The results were 25,000 hashes cracked for the first 100 million passwords. That is around 32%, more than the incremental mode and markov mode.
Why did this work? It worked because a large number of users use some part of their email or username or any other detail in their password and if we can first check passwords that start with n grams containing usernames portions, user emails portions etc, then we can intuitively speed up the accuracy and the experiments proved this intuition right. Another reason for increased accuracy was because I used my training word list from the same category as that of website i.e adult/relationship websites. These two factors were the main cause of the increase in accuracy.
Why does this matter? On my laptop, John the ripper generated 100 million passwords in less than 2 minutes. If we are cracking 32% passwords in less than 2 minutes, thats a great thing. Isnt it?
PS: I also did some experimentation with appending birth dates in the end and the results come out to be good.

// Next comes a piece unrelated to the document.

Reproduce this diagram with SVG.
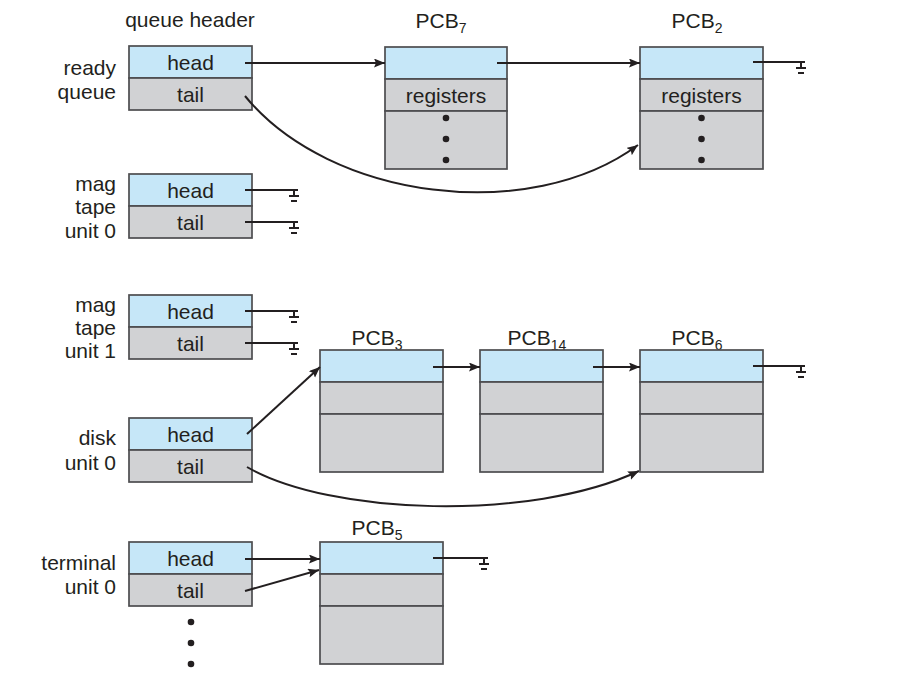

Thats it. I hope this idea can be expanded further by you guys and we can see some amazing results. For privacy reasons, I cannot upload the pruned data of the dumps.
Note: This is by no means a statement that I have broken john the rippers speed and accuracy. That is a great tool made by some awesome people. I just think that using users social information as n grams with incremental markov models can increase the speed of password cracking to a good extent. Criticism is most welcome.